广东/罗琼

牵牛花是一种极其粗野的植物,只要取上短短的一段,随便往泥巴里一丢,无需打理与关照,过几天就能从枝节处长出嫩芽,不出多久,它那攀附能力极强的触须便能以迅雷不及掩耳之势长得个铺天盖地,那绿油油的叶子繁茂厚密,像一张巨大的毯子。

也许是天性使然,我自小喜欢花花草草,经常会采摘一些小花带回家,插在清水中摆放好,简陋的木质茶几上因了这些小小的、美丽的花儿而变得诗意,那淡淡的、或有或无的香味让人心情舒畅。母亲见了往往少不了一番嗔怪,父亲忙碌于操持一家大小的生计,偶尔在家遇上了只是微笑着一言不发。

关于牵牛花的记忆,总是那么深刻,有喜悦有忧伤还有实实在在的伤害——我固执己见终于演化成一场让人不开心的“灾难”。

那一年我在父亲的工厂边沿着围墙上种了几根牵牛花苗子,野性十足的牵牛花很快就成活了,它们沿着竹子筑成的工棚长得欣欣向荣,淡紫、粉白的花儿开得灿灿烂烂,路过的行人无不投来惊羡的目光,就在我为自己的杰作沾沾自喜的时候,一场大火像一盆兜头倒下的冷水,把家里人特别是我的心浇了个透彻的冰凉。那是秋天,工场里电路老化引火,工棚四周干枯的牵牛花叶子助长了火势,哗啦啦把偌大的一个工区烧得个精光,幸好发现及时,在众人的帮忙下,扑灭了火苗,才不至于导致更大的损失,没有人员受伤,但不少器具被烧坏,经济损失也算不小。当时父亲刚刚转行创业,其中的艰辛不言而喻,这一场意外对他的打击可想而知。
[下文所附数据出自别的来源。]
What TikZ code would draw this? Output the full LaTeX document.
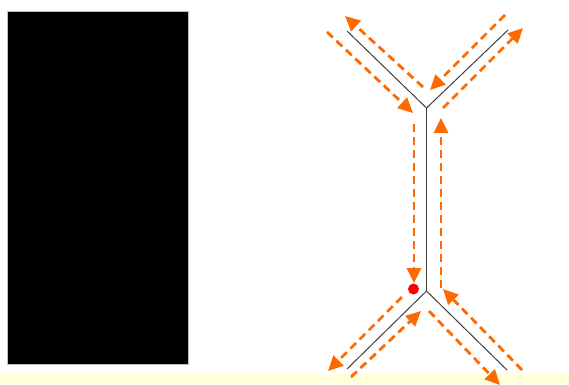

尽管火灾另有成因,知女莫若父,父亲只是沉着脸让人把附近残存的牵牛花全都铲除却没有过多责怪我,我心里深深地愧疚与后怕,心里对牵牛花爱恨交织,可以说是五味杂陈。从此后,我再也没有种过牵牛花。

事隔多年的今天,娘家门前屋后的空地里还是长满了牵牛花,还是当年的品种,还是一样的茂盛,然而,工厂没有了,父母也老了,年近古稀的父亲白发霜染,暗疾缠身,手臂上救火留下的伤痕依稀可见。看着满眼的牵牛花,想起一生苦难的父亲,内心是说不出的哀伤。